Pain is best interpreted as a warning signal. That nagging pain you may be ignoring could be a symptom of a condition that won’t go away on its own.
The plain truth is this: Pain is subjective, complicated and cannot be measured accurately because each person feels pain differently. On a scale of one to 10, one person may think a stubbed toe hurts like a three and another like a nine. It’s all in the way our internal circuitry works.
Here are some pointers to help you sort out types of pain and what they mean.
Most headaches are benign in nature. They will not harm your health in the long run, but they can wreck a truckdriver’s day. Stress is one cause, so is sensitivity to noise, cold, heat and light – elements you are exposed to daily. Allergies, fatigue, hormonal imbalances and congestion, can also trigger a headache. A headache also can be caused by referred pain from any number of trigger points in your body.
If you find yourself on a never-ending merry-go-round of over-the-counter medications, see a physician. Your headache could be symptomatic of an illness somewhere else in your body. A good Internet source for information on headaches is The National Headaches Foundation at: www.headaches.org.
What about joint pain?
A joint is one of the first places you feel pain, because joints show stresses first, say researchers.
Do your joints ache when you crawl out of that sleeper bunk? Osteoarthritis is the common form of a disease that can make joints throb on cold mornings. Researchers now consider musculoskeletal defects, genetic defects, obesity, or injury and overuse when looking for a cause. Ignoring this type of joint pain can cause damage to the muscles and tendons around the joint. If left untreated, calcium deposits will form, causing more pain and possible disfigurement.
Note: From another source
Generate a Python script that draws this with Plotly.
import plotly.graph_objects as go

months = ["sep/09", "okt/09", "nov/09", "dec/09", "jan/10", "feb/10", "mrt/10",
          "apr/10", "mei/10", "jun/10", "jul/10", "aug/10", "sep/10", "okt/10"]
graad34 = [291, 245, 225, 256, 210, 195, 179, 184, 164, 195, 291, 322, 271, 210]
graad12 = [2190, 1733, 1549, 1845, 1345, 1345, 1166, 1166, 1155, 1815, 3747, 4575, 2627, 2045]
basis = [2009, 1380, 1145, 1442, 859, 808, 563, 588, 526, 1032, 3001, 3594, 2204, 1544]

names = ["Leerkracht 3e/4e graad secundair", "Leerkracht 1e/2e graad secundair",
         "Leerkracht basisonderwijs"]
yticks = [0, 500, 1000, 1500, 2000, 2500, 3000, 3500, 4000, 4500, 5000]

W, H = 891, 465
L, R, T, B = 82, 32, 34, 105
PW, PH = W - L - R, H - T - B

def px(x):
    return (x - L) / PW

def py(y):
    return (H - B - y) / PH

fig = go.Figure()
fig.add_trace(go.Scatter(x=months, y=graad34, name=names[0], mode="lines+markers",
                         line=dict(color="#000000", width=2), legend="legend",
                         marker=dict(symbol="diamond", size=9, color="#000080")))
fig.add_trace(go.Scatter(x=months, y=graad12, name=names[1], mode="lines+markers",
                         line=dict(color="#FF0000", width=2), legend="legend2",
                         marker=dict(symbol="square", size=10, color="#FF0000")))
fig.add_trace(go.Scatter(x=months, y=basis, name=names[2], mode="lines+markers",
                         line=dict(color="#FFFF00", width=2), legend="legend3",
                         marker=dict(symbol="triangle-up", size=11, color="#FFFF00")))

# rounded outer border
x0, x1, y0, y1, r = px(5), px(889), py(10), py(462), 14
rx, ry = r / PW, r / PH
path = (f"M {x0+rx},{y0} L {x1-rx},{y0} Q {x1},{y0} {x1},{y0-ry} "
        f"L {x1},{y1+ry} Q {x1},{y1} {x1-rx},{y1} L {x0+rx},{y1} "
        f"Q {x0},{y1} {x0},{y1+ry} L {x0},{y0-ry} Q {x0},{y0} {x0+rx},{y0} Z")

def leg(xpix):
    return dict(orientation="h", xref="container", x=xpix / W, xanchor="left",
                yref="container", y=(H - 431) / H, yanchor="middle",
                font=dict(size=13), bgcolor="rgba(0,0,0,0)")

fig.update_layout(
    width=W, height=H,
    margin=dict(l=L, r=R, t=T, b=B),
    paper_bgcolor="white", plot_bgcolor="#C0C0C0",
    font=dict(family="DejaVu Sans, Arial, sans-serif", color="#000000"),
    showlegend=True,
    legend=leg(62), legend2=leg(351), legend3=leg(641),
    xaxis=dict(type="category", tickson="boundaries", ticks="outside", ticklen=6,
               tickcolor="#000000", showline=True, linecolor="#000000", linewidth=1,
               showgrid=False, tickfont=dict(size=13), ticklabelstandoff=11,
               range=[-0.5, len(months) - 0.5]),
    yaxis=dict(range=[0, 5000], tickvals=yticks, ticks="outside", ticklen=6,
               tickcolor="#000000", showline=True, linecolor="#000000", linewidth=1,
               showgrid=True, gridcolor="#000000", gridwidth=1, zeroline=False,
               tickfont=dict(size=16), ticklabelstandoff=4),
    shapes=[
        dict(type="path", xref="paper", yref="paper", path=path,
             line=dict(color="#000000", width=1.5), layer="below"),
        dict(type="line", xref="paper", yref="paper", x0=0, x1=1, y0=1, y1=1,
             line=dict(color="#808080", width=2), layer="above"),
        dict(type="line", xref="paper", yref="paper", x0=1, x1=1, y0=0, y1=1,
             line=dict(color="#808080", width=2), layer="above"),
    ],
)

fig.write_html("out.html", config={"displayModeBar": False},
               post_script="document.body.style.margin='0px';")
Treatment: If the joint is inflamed, a physician will prescribe some type of anti-inflammatory drug and ice packs. Maintaining an ideal body weight helps put less stress on hips, knees and backs. Your doctor will likely take a history and ask you to modify the repetitive motions that caused the stress.
Bursitis is a condition that occurs often in the shoulder or knee of a person who does repetitive movements. This pad-like sac (bursae) cushions movement between the bones. Over work can cause inflammation and pain. Treatment: Physicians recommend immobilization, application of heat and nonsteroidal anti-inflammatory drugs (NSAIDs) like aspirin and ibuprofen.
Do one or both thumbs ache when you grip the wheel? Carpal tunnel syndrome (CTS) could be your problem. Common among truckdrivers, CTS is a painful nerve disorder caused by nerve compression in the wrist. Overuse is only one cause of CTS. It can also be linked to diabetes, arthritis and thyroid disease.
Improper lifting, hyperextending and sports-related injuries are another common cause of joint pain. If your knee feels painful, tight or makes a grinding sound after sitting in the truck for hours or going up and down stairs, you could have a condition called “runner’s knee.” The pain is caused by the kneecap not tracking or sliding along its groove properly. Treatment: Seek medical advice as x-rays may be needed to pinpoint the trouble. One medical source suggests making a conscious effort to walk with your toes pointed; it helps keep the knee in line. Or, your physician may prescribe a brace with a hole in the knee area for relief. Sometimes a shoe fitted with an orthotic device is prescribed.
Sore back: when to see your doctor
Backaches have a myriad of causes, but the majority of back problems are the result of excessive flexing of the spine, not spinal disc disease. The most common problems involve the over use of muscles and ligaments. Treat a sore muscle with ice packs for no more than 20 minutes followed by a heat source. Do this three to four times a day for the first 36-48 hours. For serious pulled muscles your doctor may prescribe anti-inflammatory drugs, pain medication and rest.
Other serious causes of backaches include: birth defects, poor posture and accidents. If you find yourself listing to one side when you walk you could have scoliosis, a painful curvature of the spine. Persons may not be aware of this condition until they approach middle age and find themselves walking hunched over. Treatment for this infirmity ranges from “do nothing” to fusion of discs and insertion of rods along the spine.
One common cause of neck pain is whiplash caused by flexing the neck beyond its limits in an accident. If you experience violent pain when you move your neck or have muscle spasms along your spine, see a doctor. You could have a slipped, (herniated) disc.
Discs may also herniate in other parts of the spine, most commonly the lower lumbar region. The herniation can cause pain to radiate down your leg. Depending on the results of the physical examination and the severity of your condition, your doctor may offer you two forms of treatment. One is “conservative therapy,” which includes bed rest, pain medication, and physiotherapy. If conservative therapy doesn’t bring relief, surgical procedures may be the next option.
Remember, unrelieved pain has an enormous psychological effect on you. Extreme discomfort can lead to irritability, loss of sleep and lack of activity. For chronic pain (pain that lasts for more than six months) that cannot be remedied by medical or chiropractic treatment, your physician may recommend a pain management specialist. Check your local phone directory’s Yellow Pages under pain management or type these words into your computer’s search engine. These pain centers use various methods such as relaxation techniques, exercise, nutrition, self-awareness and family involvement.